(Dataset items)
-- start --

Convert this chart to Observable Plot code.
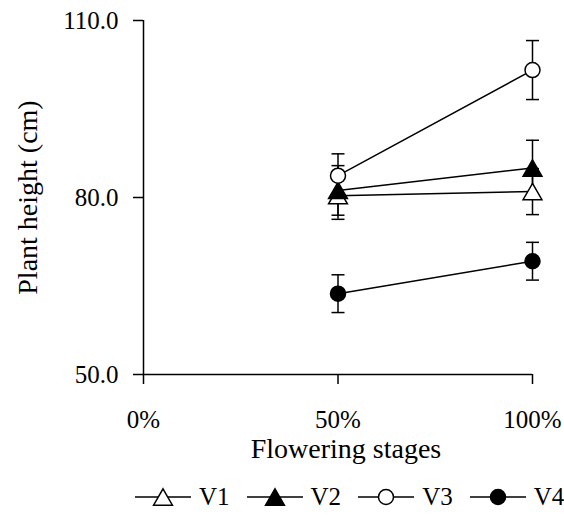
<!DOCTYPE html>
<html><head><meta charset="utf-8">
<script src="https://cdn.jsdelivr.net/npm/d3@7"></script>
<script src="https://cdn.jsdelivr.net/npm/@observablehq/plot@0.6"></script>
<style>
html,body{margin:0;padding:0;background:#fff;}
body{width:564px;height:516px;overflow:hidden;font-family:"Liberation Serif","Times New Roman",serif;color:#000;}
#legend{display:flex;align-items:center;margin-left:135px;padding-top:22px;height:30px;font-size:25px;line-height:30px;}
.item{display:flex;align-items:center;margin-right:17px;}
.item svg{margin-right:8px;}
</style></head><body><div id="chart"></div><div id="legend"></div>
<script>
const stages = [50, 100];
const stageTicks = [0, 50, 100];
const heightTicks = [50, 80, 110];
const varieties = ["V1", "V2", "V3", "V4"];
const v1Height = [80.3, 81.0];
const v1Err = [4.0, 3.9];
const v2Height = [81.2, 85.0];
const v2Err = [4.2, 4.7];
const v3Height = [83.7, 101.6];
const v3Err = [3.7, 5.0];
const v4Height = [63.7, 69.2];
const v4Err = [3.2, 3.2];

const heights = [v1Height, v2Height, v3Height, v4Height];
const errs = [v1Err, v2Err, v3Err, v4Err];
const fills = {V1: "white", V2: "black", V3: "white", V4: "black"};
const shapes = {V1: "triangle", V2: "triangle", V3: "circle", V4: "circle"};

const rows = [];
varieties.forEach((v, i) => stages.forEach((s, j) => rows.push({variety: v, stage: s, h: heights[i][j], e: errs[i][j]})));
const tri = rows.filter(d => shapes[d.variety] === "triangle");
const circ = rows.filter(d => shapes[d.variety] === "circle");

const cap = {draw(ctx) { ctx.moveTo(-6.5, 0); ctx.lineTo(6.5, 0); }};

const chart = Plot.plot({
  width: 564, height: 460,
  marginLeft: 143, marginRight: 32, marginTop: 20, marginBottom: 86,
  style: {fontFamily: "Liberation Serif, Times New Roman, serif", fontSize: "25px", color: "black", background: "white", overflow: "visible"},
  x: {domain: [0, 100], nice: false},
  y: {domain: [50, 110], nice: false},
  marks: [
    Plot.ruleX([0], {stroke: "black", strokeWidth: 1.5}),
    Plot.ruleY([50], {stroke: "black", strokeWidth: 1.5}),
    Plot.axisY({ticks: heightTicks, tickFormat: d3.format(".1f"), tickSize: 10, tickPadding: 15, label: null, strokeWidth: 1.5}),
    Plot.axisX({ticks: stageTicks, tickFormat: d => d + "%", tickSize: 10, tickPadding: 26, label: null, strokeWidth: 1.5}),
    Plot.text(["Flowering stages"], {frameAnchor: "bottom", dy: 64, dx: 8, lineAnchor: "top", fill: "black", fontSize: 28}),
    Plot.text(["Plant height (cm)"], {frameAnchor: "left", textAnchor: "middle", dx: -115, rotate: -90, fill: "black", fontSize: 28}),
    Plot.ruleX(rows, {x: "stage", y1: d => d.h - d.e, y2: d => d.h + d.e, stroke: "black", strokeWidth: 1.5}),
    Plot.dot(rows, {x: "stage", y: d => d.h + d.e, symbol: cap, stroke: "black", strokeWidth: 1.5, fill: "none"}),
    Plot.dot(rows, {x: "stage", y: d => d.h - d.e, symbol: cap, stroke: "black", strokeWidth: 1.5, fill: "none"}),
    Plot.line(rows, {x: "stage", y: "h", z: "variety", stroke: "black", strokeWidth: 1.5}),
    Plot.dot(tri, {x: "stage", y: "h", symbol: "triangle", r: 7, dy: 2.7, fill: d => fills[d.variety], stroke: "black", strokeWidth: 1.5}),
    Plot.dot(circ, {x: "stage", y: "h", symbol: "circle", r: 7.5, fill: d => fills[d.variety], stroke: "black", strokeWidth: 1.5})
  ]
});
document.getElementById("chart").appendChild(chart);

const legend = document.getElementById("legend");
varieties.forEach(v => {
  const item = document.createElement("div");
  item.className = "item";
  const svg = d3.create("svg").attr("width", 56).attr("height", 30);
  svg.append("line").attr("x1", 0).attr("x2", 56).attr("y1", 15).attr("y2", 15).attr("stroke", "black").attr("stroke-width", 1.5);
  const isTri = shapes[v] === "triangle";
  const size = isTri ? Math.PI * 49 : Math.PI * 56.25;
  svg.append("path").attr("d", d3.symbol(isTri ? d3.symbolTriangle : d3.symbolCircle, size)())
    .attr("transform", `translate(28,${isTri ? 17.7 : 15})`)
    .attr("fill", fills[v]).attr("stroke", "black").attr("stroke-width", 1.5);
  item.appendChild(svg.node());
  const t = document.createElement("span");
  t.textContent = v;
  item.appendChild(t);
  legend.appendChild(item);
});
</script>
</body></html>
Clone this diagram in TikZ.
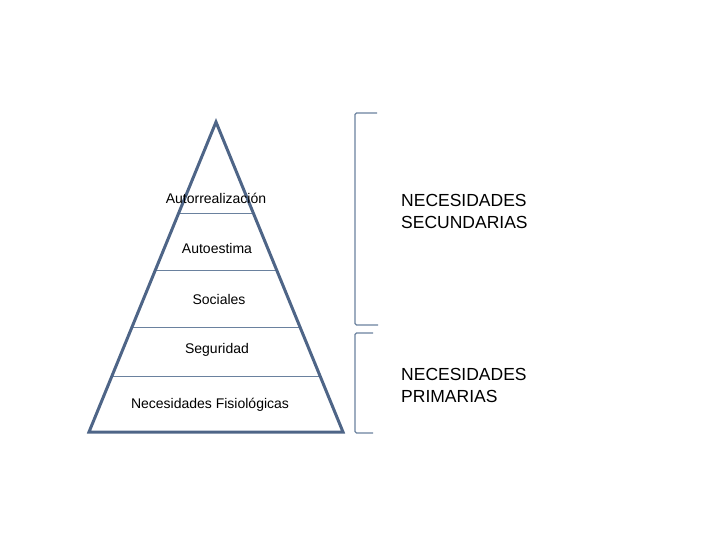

-- end --

REQUIRED TASK
Every entry must be written out exactly, with all pictures left out.

SOLUTION TO THIS PROBLEM
Convert this chart to Observable Plot code.
<!DOCTYPE html>
<html><head><meta charset="utf-8">
<script src="https://cdn.jsdelivr.net/npm/d3@7"></script>
<script src="https://cdn.jsdelivr.net/npm/@observablehq/plot@0.6"></script>
<style>
html,body{margin:0;padding:0;background:#fff;}
body{width:564px;height:516px;overflow:hidden;font-family:"Liberation Serif","Times New Roman",serif;color:#000;}
#legend{display:flex;align-items:center;margin-left:135px;padding-top:22px;height:30px;font-size:25px;line-height:30px;}
.item{display:flex;align-items:center;margin-right:17px;}
.item svg{margin-right:8px;}
</style></head><body><div id="chart"></div><div id="legend"></div>
<script>
const stages = [50, 100];
const stageTicks = [0, 50, 100];
const heightTicks = [50, 80, 110];
const varieties = ["V1", "V2", "V3", "V4"];
const v1Height = [80.3, 81.0];
const v1Err = [4.0, 3.9];
const v2Height = [81.2, 85.0];
const v2Err = [4.2, 4.7];
const v3Height = [83.7, 101.6];
const v3Err = [3.7, 5.0];
const v4Height = [63.7, 69.2];
const v4Err = [3.2, 3.2];

const heights = [v1Height, v2Height, v3Height, v4Height];
const errs = [v1Err, v2Err, v3Err, v4Err];
const fills = {V1: "white", V2: "black", V3: "white", V4: "black"};
const shapes = {V1: "triangle", V2: "triangle", V3: "circle", V4: "circle"};

const rows = [];
varieties.forEach((v, i) => stages.forEach((s, j) => rows.push({variety: v, stage: s, h: heights[i][j], e: errs[i][j]})));
const tri = rows.filter(d => shapes[d.variety] === "triangle");
const circ = rows.filter(d => shapes[d.variety] === "circle");

const cap = {draw(ctx) { ctx.moveTo(-6.5, 0); ctx.lineTo(6.5, 0); }};

const chart = Plot.plot({
  width: 564, height: 460,
  marginLeft: 143, marginRight: 32, marginTop: 20, marginBottom: 86,
  style: {fontFamily: "Liberation Serif, Times New Roman, serif", fontSize: "25px", color: "black", background: "white", overflow: "visible"},
  x: {domain: [0, 100], nice: false},
  y: {domain: [50, 110], nice: false},
  marks: [
    Plot.ruleX([0], {stroke: "black", strokeWidth: 1.5}),
    Plot.ruleY([50], {stroke: "black", strokeWidth: 1.5}),
    Plot.axisY({ticks: heightTicks, tickFormat: d3.format(".1f"), tickSize: 10, tickPadding: 15, label: null, strokeWidth: 1.5}),
    Plot.axisX({ticks: stageTicks, tickFormat: d => d + "%", tickSize: 10, tickPadding: 26, label: null, strokeWidth: 1.5}),
    Plot.text(["Flowering stages"], {frameAnchor: "bottom", dy: 64, dx: 8, lineAnchor: "top", fill: "black", fontSize: 28}),
    Plot.text(["Plant height (cm)"], {frameAnchor: "left", textAnchor: "middle", dx: -115, rotate: -90, fill: "black", fontSize: 28}),
    Plot.ruleX(rows, {x: "stage", y1: d => d.h - d.e, y2: d => d.h + d.e, stroke: "black", strokeWidth: 1.5}),
    Plot.dot(rows, {x: "stage", y: d => d.h + d.e, symbol: cap, stroke: "black", strokeWidth: 1.5, fill: "none"}),
    Plot.dot(rows, {x: "stage", y: d => d.h - d.e, symbol: cap, stroke: "black", strokeWidth: 1.5, fill: "none"}),
    Plot.line(rows, {x: "stage", y: "h", z: "variety", stroke: "black", strokeWidth: 1.5}),
    Plot.dot(tri, {x: "stage", y: "h", symbol: "triangle", r: 7, dy: 2.7, fill: d => fills[d.variety], stroke: "black", strokeWidth: 1.5}),
    Plot.dot(circ, {x: "stage", y: "h", symbol: "circle", r: 7.5, fill: d => fills[d.variety], stroke: "black", strokeWidth: 1.5})
  ]
});
document.getElementById("chart").appendChild(chart);

const legend = document.getElementById("legend");
varieties.forEach(v => {
  const item = document.createElement("div");
  item.className = "item";
  const svg = d3.create("svg").attr("width", 56).attr("height", 30);
  svg.append("line").attr("x1", 0).attr("x2", 56).attr("y1", 15).attr("y2", 15).attr("stroke", "black").attr("stroke-width", 1.5);
  const isTri = shapes[v] === "triangle";
  const size = isTri ? Math.PI * 49 : Math.PI * 56.25;
  svg.append("path").attr("d", d3.symbol(isTri ? d3.symbolTriangle : d3.symbolCircle, size)())
    .attr("transform", `translate(28,${isTri ? 17.7 : 15})`)
    .attr("fill", fills[v]).attr("stroke", "black").attr("stroke-width", 1.5);
  item.appendChild(svg.node());
  const t = document.createElement("span");
  t.textContent = v;
  item.appendChild(t);
  legend.appendChild(item);
});
</script>
</body></html>
Clone this diagram in TikZ.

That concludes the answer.